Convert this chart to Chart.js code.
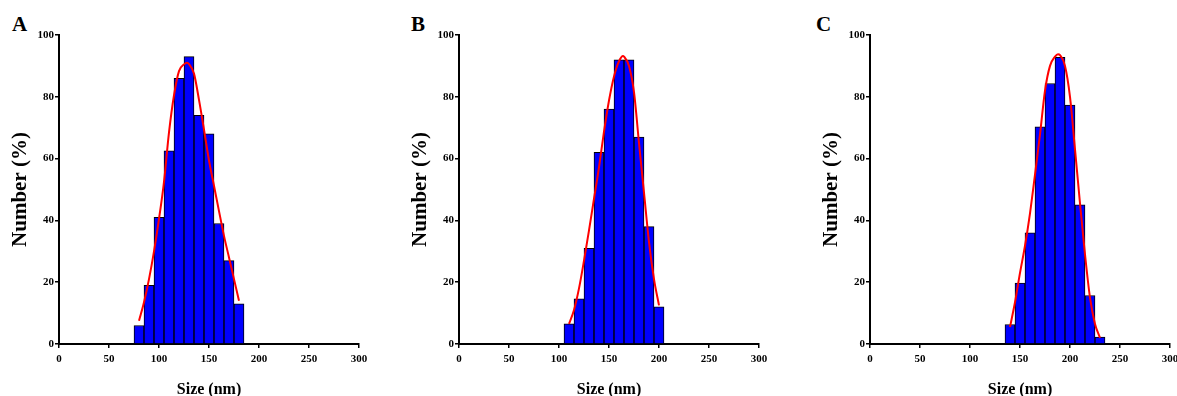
<!DOCTYPE html>
<html>
<head>
<meta charset="utf-8">
<script src="https://cdn.jsdelivr.net/npm/chart.js@4.4.1/dist/chart.umd.min.js"></script>
<style>
  html, body { margin: 0; padding: 0; background: #fff; }
  body { width: 1177px; height: 396px; position: relative; overflow: hidden; }
  canvas { position: absolute; top: 0; }
  .lbl { position: absolute; font-family: 'Liberation Serif', 'Times New Roman', serif; font-weight: bold; font-size: 21px; line-height: 1; color: #000; }
</style>
</head>
<body>
<div class="lbl" style="left:12px;top:14px;">A</div>
<div class="lbl" style="left:411px;top:14px;">B</div>
<div class="lbl" style="left:816px;top:14px;">C</div>
<canvas id="cA" width="390" height="396" style="left:0px"></canvas>
<canvas id="cB" width="390" height="396" style="left:400px"></canvas>
<canvas id="cC" width="390" height="396" style="left:811px"></canvas>
<script>
// ---- Data ----
const xTicks = [0, 50, 100, 150, 200, 250, 300];
const yTicks = [0, 20, 40, 60, 80, 100];

// Panel A
const barXA = [80, 90, 100, 110, 120, 130, 140, 150, 160, 170, 180];
const barYA = [6, 19, 41, 62.5, 86, 93, 74, 68, 39, 27, 13];
const curveXA = [80, 85, 90, 95, 100, 105, 110, 115, 120, 125, 128, 130, 135, 140, 145, 150, 155, 160, 165, 170, 175, 180];
const curveYA = [7.5, 13.5, 21, 30, 40.5, 52.5, 68.5, 80.5, 88.3, 90.5, 91, 90.6, 87.5, 79, 69.4, 59.4, 51.2, 43, 35, 28, 21, 14];

// Panel B
const barXB = [110, 120, 130, 140, 150, 160, 170, 180, 190, 200];
const barYB = [6.5, 14.6, 31, 62, 76, 92, 92, 67, 38, 12];
const curveXB = [110, 115, 120, 125, 130, 135, 140, 145, 150, 155, 160, 164, 165, 170, 175, 180, 185, 190, 195, 200];
const curveYB = [6.5, 11, 18, 27, 36.8, 47, 57.2, 68.7, 78.8, 86.6, 91.5, 93.2, 93, 90, 81.5, 65, 49, 33, 21, 12.5];

// Panel C
const barXC = [140, 150, 160, 170, 180, 190, 200, 210, 220, 230];
const barYC = [6.3, 19.7, 36, 70.3, 84.3, 92.8, 77.3, 45, 15.7, 2.2];
const curveXC = [140, 145, 150, 155, 160, 165, 170, 175, 180, 185, 188, 190, 195, 200, 205, 210, 215, 220, 225, 230];
const curveYC = [5.5, 13.5, 23, 31.8, 42.3, 54.8, 67.8, 82, 90, 93, 93.8, 93.5, 90, 80, 63, 45.5, 29, 15, 6.5, 2];

const xTitle = 'Size (nm)';
const yTitle = 'Number (%)';

// ---- Chart building ----
Chart.defaults.font.family = "'Liberation Serif', 'Times New Roman', serif";
Chart.defaults.font.weight = 'bold';
Chart.defaults.color = '#000';

function pts(xs, ys) { return xs.map((x, i) => ({ x: x, y: ys[i] })); }

function makeChart(id, barX, barY, curveX, curveY, padRight) {
  const ctx = document.getElementById(id);
  return new Chart(ctx, {
    data: {
      datasets: [
        {
          type: 'line',
          data: pts(curveX, curveY),
          borderColor: '#FF0000',
          borderWidth: 2,
          pointRadius: 0,
          fill: false,
          cubicInterpolationMode: 'monotone',
          order: 0
        },
        {
          type: 'bar',
          data: pts(barX, barY),
          backgroundColor: '#0000FF',
          borderColor: '#000000',
          borderWidth: 1,
          borderSkipped: 'bottom',
          barPercentage: 1.0,
          categoryPercentage: 1.0,
          order: 1
        }
      ]
    },
    options: {
      responsive: false,
      animation: false,
      devicePixelRatio: 1,
      layout: { padding: { top: 35, right: padRight, left: 0, bottom: 0 } },
      plugins: { legend: { display: false }, tooltip: { enabled: false } },
      scales: {
        x: {
          type: 'linear',
          min: 0, max: 300,
          offset: false,
          afterBuildTicks: (s) => { s.ticks = xTicks.map(v => ({ value: v })); },
          ticks: { font: { size: 11, weight: 'bold' }, padding: 5, maxRotation: 0, autoSkip: false },
          grid: { offset: false, drawOnChartArea: false, drawTicks: true, tickLength: 4, color: '#000', lineWidth: 1.5 },
          border: { display: true, color: '#000', width: 2 },
          title: { display: true, text: xTitle, font: { size: 16, weight: 'bold', lineHeight: 0.75 }, padding: { top: 0, bottom: 0 } },
          afterFit: (s) => { s.height = 52; s.paddingLeft = 0; s.paddingRight = 0; }
        },
        y: {
          type: 'linear',
          min: 0, max: 100,
          afterBuildTicks: (s) => { s.ticks = yTicks.map(v => ({ value: v })); },
          ticks: { font: { size: 11, weight: 'bold' }, padding: 1 },
          grid: { drawOnChartArea: false, drawTicks: true, tickLength: 4, color: '#000', lineWidth: 1.5 },
          border: { display: true, color: '#000', width: 2 },
          title: { display: true, text: yTitle, font: { size: 21, weight: 'bold', lineHeight: 1 }, padding: { top: 10, bottom: 0 } },
          afterFit: (s) => { s.width = 59; s.paddingTop = 0; s.paddingBottom = 0; }
        }
      }
    }
  });
}

makeChart('cA', barXA, barYA, curveXA, curveYA, 31);
makeChart('cB', barXB, barYB, curveXB, curveYB, 31);
makeChart('cC', barXC, barYC, curveXC, curveYC, 31);
</script>
</body>
</html>
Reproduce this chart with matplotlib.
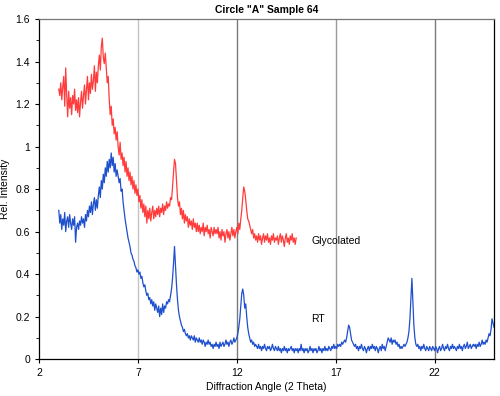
import numpy as np
import matplotlib
matplotlib.use('Agg')
from matplotlib import pyplot as plt

plt.rcParams['font.family'] = ['Liberation Sans', 'DejaVu Sans']

# sampling grid (2 Theta), step 0.05
x_glyc = np.arange(3.0, 15.0001, 0.05)
x_rt = np.arange(3.0, 25.0001, 0.05)

glycolated = [
    1.27, 1.24, 1.30, 1.22, 1.28, 1.33, 1.19, 1.37, 1.24, 1.14, 1.26, 1.18, 1.23, 1.15, 1.24, 1.20, 1.27, 1.17, 1.22, 1.16,
    1.23, 1.14, 1.21, 1.26, 1.18, 1.24, 1.29, 1.20, 1.27, 1.33, 1.22, 1.30, 1.25, 1.34, 1.27, 1.31, 1.38, 1.26, 1.35, 1.30,
    1.38, 1.43, 1.36, 1.47, 1.51, 1.42, 1.39, 1.44, 1.37, 1.30, 1.33, 1.22, 1.15, 1.19, 1.10, 1.13, 1.06, 1.09, 1.03, 1.07,
    1.00, 0.96, 1.02, 0.94, 0.97, 0.91, 0.95, 0.88, 0.93, 0.86, 0.90, 0.84, 0.88, 0.82, 0.86, 0.80, 0.84, 0.78, 0.82, 0.77,
    0.80, 0.74, 0.77, 0.71, 0.75, 0.69, 0.73, 0.67, 0.72, 0.64, 0.70, 0.66, 0.71, 0.65, 0.69, 0.72, 0.66, 0.70, 0.67, 0.71,
    0.68, 0.72, 0.67, 0.71, 0.69, 0.73, 0.68, 0.72, 0.70, 0.74, 0.71, 0.73, 0.72, 0.76, 0.75, 0.81, 0.88, 0.94, 0.92, 0.84,
    0.76, 0.72, 0.74, 0.68, 0.71, 0.66, 0.70, 0.64, 0.68, 0.65, 0.67, 0.62, 0.66, 0.63, 0.65, 0.61, 0.66, 0.62, 0.64, 0.60,
    0.64, 0.60, 0.63, 0.59, 0.62, 0.60, 0.64, 0.58, 0.62, 0.60, 0.63, 0.59, 0.61, 0.57, 0.62, 0.60, 0.58, 0.62, 0.59, 0.61,
    0.59, 0.62, 0.57, 0.60, 0.56, 0.61, 0.58, 0.60, 0.55, 0.59, 0.61, 0.57, 0.60, 0.56, 0.59, 0.62, 0.58, 0.61, 0.57, 0.60,
    0.62, 0.59, 0.64, 0.61, 0.66, 0.70, 0.76, 0.81, 0.79, 0.75, 0.70, 0.66, 0.65, 0.63, 0.61, 0.59, 0.61, 0.57, 0.59, 0.56,
    0.58, 0.55, 0.59, 0.56, 0.58, 0.54, 0.57, 0.59, 0.55, 0.58, 0.56, 0.59, 0.55, 0.57, 0.54, 0.58, 0.56, 0.59, 0.55, 0.57,
    0.56, 0.58, 0.54, 0.57, 0.59, 0.55, 0.58, 0.56, 0.53, 0.57, 0.59, 0.55, 0.57, 0.54, 0.58, 0.56, 0.59, 0.55, 0.57, 0.54, 0.57,
]

rt = [
    0.70, 0.64, 0.68, 0.61, 0.66, 0.63, 0.69, 0.60, 0.65, 0.67, 0.62, 0.68, 0.64, 0.61, 0.66, 0.63, 0.67, 0.55, 0.62, 0.64,
    0.61, 0.65, 0.63, 0.67, 0.64, 0.66, 0.62, 0.68, 0.65, 0.70, 0.67, 0.72, 0.69, 0.74, 0.68, 0.73, 0.76, 0.70, 0.75, 0.71,
    0.77, 0.81, 0.76, 0.84, 0.80, 0.87, 0.83, 0.90, 0.86, 0.93, 0.88, 0.94, 0.90, 0.97, 0.91, 0.95, 0.88, 0.92, 0.86, 0.89,
    0.86, 0.83, 0.85, 0.79, 0.80, 0.74, 0.70, 0.66, 0.63, 0.60, 0.57, 0.55, 0.53, 0.50, 0.49, 0.47, 0.46, 0.44, 0.43, 0.41,
    0.42, 0.40, 0.41, 0.38, 0.39, 0.36, 0.34, 0.35, 0.32, 0.30, 0.31, 0.28, 0.29, 0.26, 0.28, 0.25, 0.27, 0.23, 0.26, 0.24,
    0.22, 0.25, 0.20, 0.24, 0.21, 0.26, 0.22, 0.25, 0.24, 0.27, 0.26, 0.28, 0.27, 0.30, 0.33, 0.38, 0.45, 0.53, 0.44, 0.35,
    0.28, 0.23, 0.20, 0.18, 0.16, 0.15, 0.13, 0.14, 0.12, 0.11, 0.12, 0.10, 0.11, 0.09, 0.11, 0.10, 0.09, 0.11, 0.08, 0.10,
    0.09, 0.08, 0.10, 0.08, 0.09, 0.07, 0.09, 0.08, 0.06, 0.08, 0.07, 0.09, 0.07, 0.08, 0.06, 0.07, 0.05, 0.07, 0.06, 0.08,
    0.06, 0.07, 0.05, 0.08, 0.06, 0.07, 0.08, 0.06, 0.07, 0.09, 0.07, 0.08, 0.06, 0.08, 0.09, 0.07, 0.08, 0.10, 0.08, 0.09,
    0.10, 0.12, 0.15, 0.19, 0.25, 0.31, 0.33, 0.30, 0.24, 0.26, 0.20, 0.15, 0.12, 0.10, 0.08, 0.09, 0.07, 0.08, 0.06, 0.07,
    0.06, 0.05, 0.07, 0.05, 0.06, 0.04, 0.06, 0.05, 0.07, 0.05, 0.04, 0.06, 0.05, 0.06, 0.04, 0.05, 0.07, 0.05, 0.04, 0.06,
    0.05, 0.04, 0.06, 0.04, 0.05, 0.03, 0.05, 0.04, 0.06, 0.04, 0.05, 0.03, 0.05, 0.04, 0.05, 0.06, 0.04, 0.05, 0.03, 0.05,
    0.04, 0.05, 0.03, 0.05, 0.04, 0.07, 0.04, 0.05, 0.03, 0.05, 0.04, 0.05, 0.03, 0.04, 0.06, 0.04, 0.05, 0.03, 0.05, 0.04,
    0.05, 0.03, 0.04, 0.06, 0.04, 0.05, 0.03, 0.05, 0.04, 0.06, 0.04, 0.05, 0.04, 0.06, 0.05, 0.04, 0.06, 0.05, 0.07, 0.05,
    0.06, 0.05, 0.07, 0.06, 0.07, 0.06, 0.08, 0.07, 0.08, 0.09, 0.08, 0.10, 0.13, 0.16, 0.15, 0.12, 0.09, 0.08, 0.07, 0.06,
    0.07, 0.05, 0.06, 0.04, 0.06, 0.05, 0.07, 0.05, 0.04, 0.06, 0.05, 0.03, 0.05, 0.06, 0.04, 0.06, 0.05, 0.07, 0.05, 0.06,
    0.04, 0.06, 0.05, 0.03, 0.05, 0.06, 0.04, 0.07, 0.05, 0.06, 0.04, 0.06, 0.08, 0.10, 0.09, 0.08, 0.10, 0.07, 0.09, 0.08,
    0.09, 0.07, 0.08, 0.06, 0.07, 0.05, 0.06, 0.05, 0.06, 0.07, 0.06, 0.07, 0.08, 0.10, 0.13, 0.19, 0.28, 0.38, 0.27, 0.16,
    0.10, 0.07, 0.06, 0.07, 0.05, 0.06, 0.04, 0.06, 0.05, 0.07, 0.05, 0.04, 0.06, 0.05, 0.04, 0.06, 0.05, 0.04, 0.06, 0.05,
    0.04, 0.06, 0.05, 0.03, 0.05, 0.06, 0.04, 0.05, 0.07, 0.05, 0.04, 0.06, 0.05, 0.07, 0.05, 0.04, 0.06, 0.05, 0.07, 0.05,
    0.06, 0.05, 0.04, 0.06, 0.05, 0.07, 0.05, 0.06, 0.04, 0.06, 0.07, 0.05, 0.06, 0.08, 0.05, 0.06, 0.07, 0.05, 0.06, 0.07,
    0.06, 0.07, 0.05, 0.07, 0.06, 0.08, 0.06, 0.07, 0.09, 0.07, 0.08, 0.07, 0.09, 0.08, 0.10, 0.12, 0.11, 0.14, 0.19, 0.17, 0.15,
]

x_ticks = [2, 7, 12, 17, 22]
y_ticks = [0, 0.2, 0.4, 0.6, 0.8, 1.0, 1.2, 1.4, 1.6]
y_labels = ['0', '0.2', '0.4', '0.6', '0.8', '1', '1.2', '1.4', '1.6']
grid_x = [7, 12, 17, 22]
grid_colors = ['#c4c4c4', '#7a7a7a', '#9a9a9a', '#7a7a7a']

fig = plt.figure(figsize=(5, 3.96), dpi=100)
ax = fig.add_axes([0.078, 0.093, 0.91, 0.859])

for gx, gc in zip(grid_x, grid_colors):
    ax.axvline(gx, color=gc, lw=1.0, zorder=1)

ax.plot(x_glyc, glycolated, color='#ff3b3b', lw=0.9, zorder=3)
ax.plot(x_rt, rt, color='#1e4fcc', lw=0.9, zorder=3)

ax.text(15.75, 0.555, 'Glycolated', fontsize=7.5, va='center', ha='left')
ax.text(15.75, 0.19, 'RT', fontsize=7.5, va='center', ha='left')

ax.set_xlim(2, 25)
ax.set_ylim(0, 1.6)
ax.set_xticks(x_ticks)
ax.set_yticks(y_ticks)
ax.set_yticklabels(y_labels)
ax.set_yticks(np.arange(0.1, 1.6, 0.2), minor=True)
ax.tick_params(axis='both', labelsize=7.5, length=3, width=0.8, direction='out')
ax.tick_params(axis='y', which='minor', length=2, width=0.6)

ax.set_title('Circle "A" Sample 64', fontsize=7.5, fontweight='bold', pad=4)
ax.set_xlabel('Diffraction Angle (2 Theta)', fontsize=7.5, labelpad=3)
ax.set_ylabel('Rel. Intensity', fontsize=7.5, labelpad=4)

for s in ax.spines.values():
    s.set_linewidth(0.9)
ax.spines['top'].set_color('#777777')

fig.savefig('out.png', dpi=100)
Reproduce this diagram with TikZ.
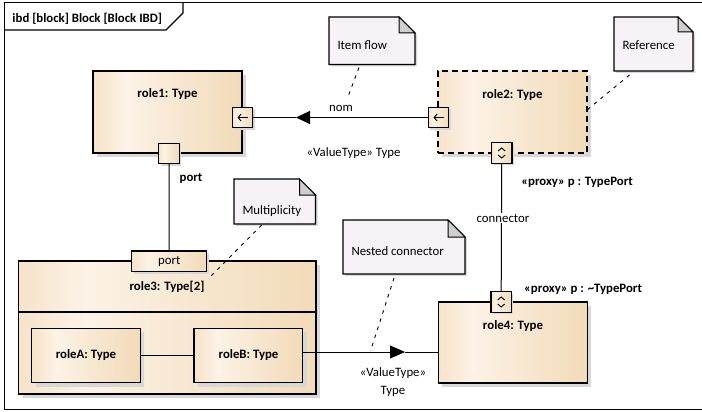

→ WORK INSTRUCTIONS:
Your reply is one number: how many lines of the records above contain the word "matplotlib".

→ OUTPUT BELOW:
4